The issue: Clock is ticking on oil-by-rail project
With trains, as well as many other walks of life, timing is everything.
WHEN THE VALERO oil refinery applied in December of 2012 for a permit to expand its Benicia operations to handle a huge increase in oil deliveries by rail, approval probably seemed a formality. Sure, environmental groups would raise their usual concerns, but local opposition was muted and those of us living “up-rail” on the train tracks weren’t even a consideration.
But in July 2013, five days before the Benicia Planning Commission was to take up the matter, a train carrying crude oil derailed in the town of Lac-Megantic, Quebec, and blew up, killing 47 people.
In the months since, other crude-oil trains have exploded around North America, making it abundantly clear that the increase in oil shipped by train in outdated tanker cars presents a danger to any town with a major rail line running through it. If the Benicia plan wins approval, Davis will lie along the path of Valero’s oil shipments: the trains will turn left through downtown on their way to the Bay Area.
Alarm has been growing since last summer, in Benicia and locally, as residents consider the implications. A group of Davis residents persuaded the city’s Natural Resources Commission, and now the City Council, to weigh in on the matter. On Tuesday, the council unanimously directed city staff to monitor developments in Benicia and to reach out to regional and national agencies to add safety measures, especially double-walled tanker cars, to the project.

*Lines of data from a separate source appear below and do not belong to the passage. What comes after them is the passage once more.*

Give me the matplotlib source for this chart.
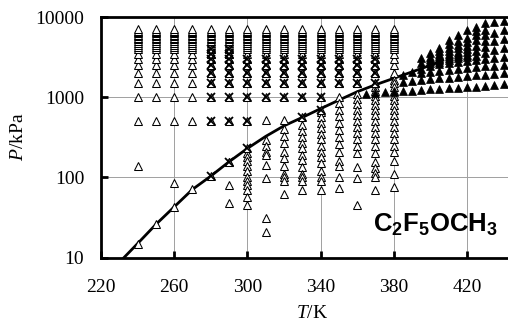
import matplotlib
matplotlib.use("Agg")
import matplotlib.pyplot as plt

# ---------------- data ----------------
# saturation (vapour-pressure) curve
sat_T = [232.5, 240, 250, 260, 270, 280, 290, 300, 310, 320, 330, 340,
         350, 360, 370, 380, 390, 400, 406.8]
sat_P = [10, 15, 26, 43, 71, 104, 157, 230, 325, 440, 560, 720,
         920, 1170, 1430, 1720, 2070, 2500, 2890]

# open triangles: compressed-liquid isotherms (levels above saturation)
liq_T = [240, 250, 260, 270, 280, 290, 300, 310, 320, 330, 340, 350, 360, 370, 380]
liq_P_levels = [1500, 2000, 2500, 3000, 3500, 4000, 4250, 4500, 4750, 5000,
                5250, 5500, 5750, 6000, 6250, 6500, 6750, 7000]
liq_Psat = [15, 26, 43, 71, 104, 157, 230, 325, 440, 560, 720, 920, 1170, 1430, 1720]

# additional open triangles (saturation points, low isobars, odd points)
open_extra_T = [240, 250, 260, 270, 290,
                240, 260,
                240, 250, 260, 270, 240, 250, 260, 270,
                310, 320, 350]
open_extra_P = [15, 26, 43, 71, 157,
                140, 85,
                500, 500, 500, 500, 1000, 1000, 1000, 1000,
                520, 520, 1000]

# open triangles: vapour-phase isotherms (below saturation)
vap_T = [290, 300, 310, 320, 330, 340, 350, 360, 370, 380]
vap_P = [
    [80, 48],
    [200, 180, 160, 140, 120, 100, 90, 80, 70, 57, 45],
    [290, 250, 210, 190, 145, 98, 31, 21],
    [400, 330, 270, 210, 175, 140, 110, 100, 90, 63],
    [450, 380, 320, 270, 230, 190, 165, 135, 110, 100, 90, 70],
    [650, 560, 480, 410, 350, 300, 250, 210, 180, 150, 120, 100, 90, 70],
    [850, 700, 580, 480, 390, 320, 265, 210, 160, 140, 100, 74],
    [1100, 950, 820, 700, 600, 510, 430, 360, 300, 250, 200, 136, 98, 45],
    [1350, 1200, 1050, 920, 800, 700, 600, 510, 430, 360, 300, 250, 200,
     157, 130, 113, 100, 70],
    [1650, 1500, 1350, 1200, 1050, 920, 800, 700, 600, 510, 430, 360, 300,
     250, 210, 160, 110, 77],
]

# crosses: second data set (plotted over triangles)
x_T = [280, 290, 300, 310, 320, 330, 340, 350, 360, 370]
x_P_levels = [1500, 2000, 2500, 3000]
x_extra_T = [280, 290, 300, 330, 340,
             280, 290, 300,
             280, 290, 300, 310, 320, 330, 340,
             280, 280, 290, 290]
x_extra_P = [104, 157, 230, 560, 700,
             500, 500, 500,
             1000, 1000, 1000, 1000, 1000, 1000, 1000,
             3500, 4000, 3500, 4000]

# filled triangles: isochoric data (vapour / supercritical)
sc_T = [365, 370, 375, 380, 385, 390, 395, 400, 405, 410, 415, 420,
        425, 430, 435, 440]
sc_P = [
    [1100],
    [1120],
    [1150],
    [1170],
    [1190, 1560, 1900],
    [1210, 1600, 2050],
    [1230, 1640, 2000, 2250, 2650, 3050],
    [1250, 1680, 2060, 2480, 2700, 2850, 3000, 3200, 3550],
    [1270, 1720, 2120, 2580, 2750, 2900, 3000, 3100, 3250, 3500, 3800, 4150],
    [1290, 1760, 2180, 2660, 2950, 3100, 3250, 3450, 3750, 4150, 4650, 5170],
    [1310, 1800, 2240, 2740, 3050, 3250, 3450, 3700, 4050, 4500, 5050, 5960],
    [1330, 1840, 2300, 2820, 3150, 3400, 3650, 3950, 4350, 4850, 5450, 6880],
    [1350, 1880, 2360, 2900, 3300, 3800, 4400, 5100, 5900, 6700, 7570],
    [1370, 1920, 2420, 3000, 3550, 4200, 5000, 5900, 6900, 8340],
    [1420, 1950, 2470, 3100, 3900, 5000, 6400, 8600],
    [1450, 1990, 2520, 3200, 4070, 5320, 6880, 8900],
]

# ---------------- figure ----------------
plt.rcParams['mathtext.fontset'] = 'custom'
plt.rcParams['mathtext.it'] = 'Liberation Serif:italic'
plt.rcParams['mathtext.rm'] = 'Liberation Sans:bold'
plt.rcParams['mathtext.bf'] = 'Liberation Sans:bold'

fig = plt.figure(figsize=(5.08, 3.23), dpi=100)
ax = fig.add_axes([101 / 508, 1 - 257.7 / 323, 1 - 101 / 508 + 0.002,
                   (257.7 - 17) / 323])

ax.set_yscale('log')
ax.set_xlim(220, 443)
ax.set_ylim(10, 10000)

ax.grid(True, which='major', color='#a0a0a0', linewidth=0.7, zorder=0)
ax.set_axisbelow(True)

# saturation line
ax.plot(sat_T, sat_P, color='black', lw=2.0, zorder=3)

tri_kw = dict(marker='^', ms=5.4, mfc='white', mec='black', mew=0.75,
              linestyle='none', zorder=4)

# liquid grid
lt, lp = [], []
for T, ps in zip(liq_T, liq_Psat):
    for p in liq_P_levels:
        if p > ps:
            lt.append(T)
            lp.append(p)
ax.plot(lt, lp, **tri_kw)
ax.plot(open_extra_T, open_extra_P, **tri_kw)

vt, vp = [], []
for T, ps in zip(vap_T, vap_P):
    for p in ps:
        vt.append(T)
        vp.append(p)
ax.plot(vt, vp, **tri_kw)

# crosses (drawn over open triangles)
xt, xp = [], []
for T in x_T:
    for p in x_P_levels:
        xt.append(T)
        xp.append(p)
xt += x_extra_T
xp += x_extra_P
ax.plot(xt, xp, **tri_kw)
ax.plot(xt, xp, marker='x', ms=5.2, mec='black', mew=1.3,
        linestyle='none', zorder=5)

# filled triangles
ft, fp = [], []
for T, ps in zip(sc_T, sc_P):
    for p in ps:
        ft.append(T)
        fp.append(p)
ax.plot(ft, fp, marker='^', ms=5.4, mfc='black', mec='black', mew=0.5,
        linestyle='none', zorder=4)

# axes styling
for s in ['left', 'bottom', 'top']:
    ax.spines[s].set_linewidth(2.0)
ax.spines['right'].set_visible(False)

x_ticks = [220, 260, 300, 340, 380, 420]
y_ticks = [10, 100, 1000, 10000]
ax.set_xticks(x_ticks)
ax.set_xticklabels([str(t) for t in x_ticks])
ax.set_yticks(y_ticks)
ax.set_yticklabels([str(t) for t in y_ticks])
ax.minorticks_off()
ax.tick_params(axis='both', direction='in', length=5, width=2.0,
               labelsize=14)
ax.tick_params(axis='x', pad=15)
ax.tick_params(axis='y', pad=12)
for lab in ax.get_xticklabels() + ax.get_yticklabels():
    lab.set_fontfamily('Liberation Serif')

ax.set_xlabel(r'$T$/K', fontsize=14, family='Liberation Serif')
ax.set_ylabel(r'$P$/kPa', fontsize=14, family='Liberation Serif')
ax.xaxis.label.set_va('center')
ax.yaxis.label.set_va('center')
ax.xaxis.set_label_coords((312 - 101) / 407, -(313 - 257.7) / 240.7)
ax.yaxis.set_label_coords(-(101 - 19) / 407, (257.7 - 137) / 240.7)

ax.text(368.5, 21, r'$\mathrm{C_2F_5OCH_3}$', fontsize=18.5,
        ha='left', va='baseline', zorder=6)

fig.savefig('out.png', dpi=100)
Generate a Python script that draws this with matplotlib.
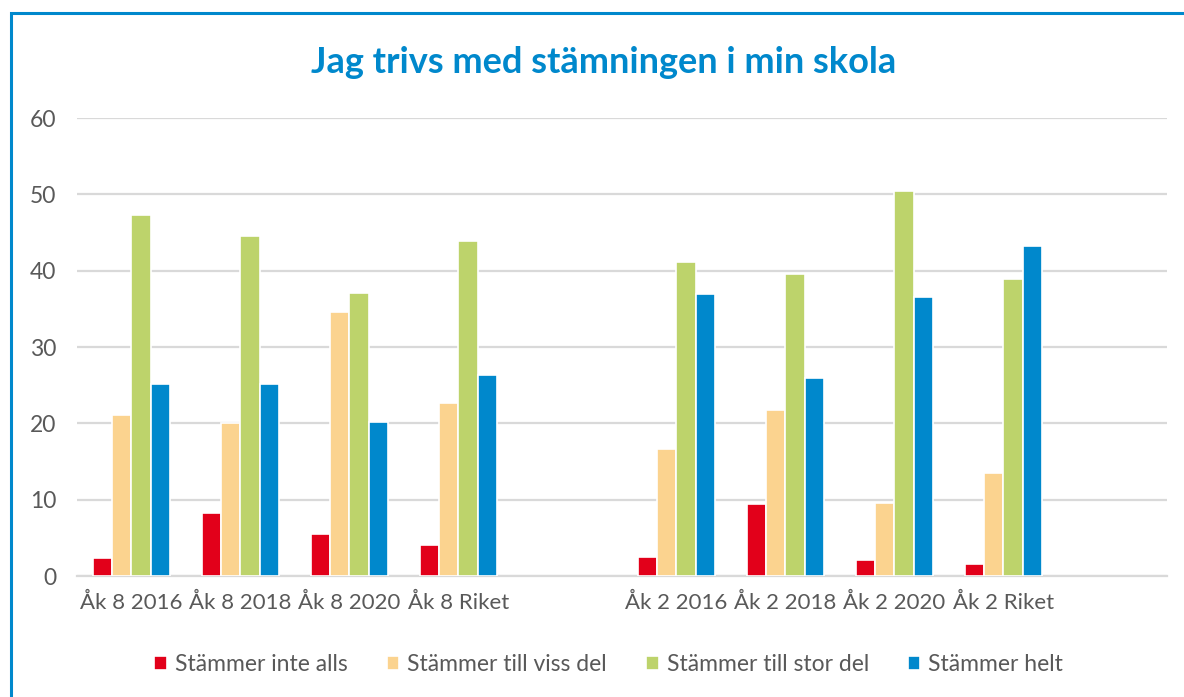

Most importantly, the council members want a joint regional resolution to address safety concerns from the up-rail cities.
THIS SORT OF COORDINATION is what’s critical. Alone, Davis doesn’t have much of a voice. But if we can get Roseville, Dixon, Vacaville and Fairfield on board, we stand a much better chance of being heard. Davis prides itself on being among the first to act on these sorts of issues, and the council showed admirable leadership in getting the ball rolling.
With trains, timing is everything. We weren’t notified of this project, and we lost valuable time before a disaster on the other side of the continent brought it to everyone’s attention. Now, the clock is ticking as Benicia’s review process moves forward.
Time is of the essence if all the cities that will be affected by this project want to be heard. It’s a good thing that Davis is here to call everyone aboard.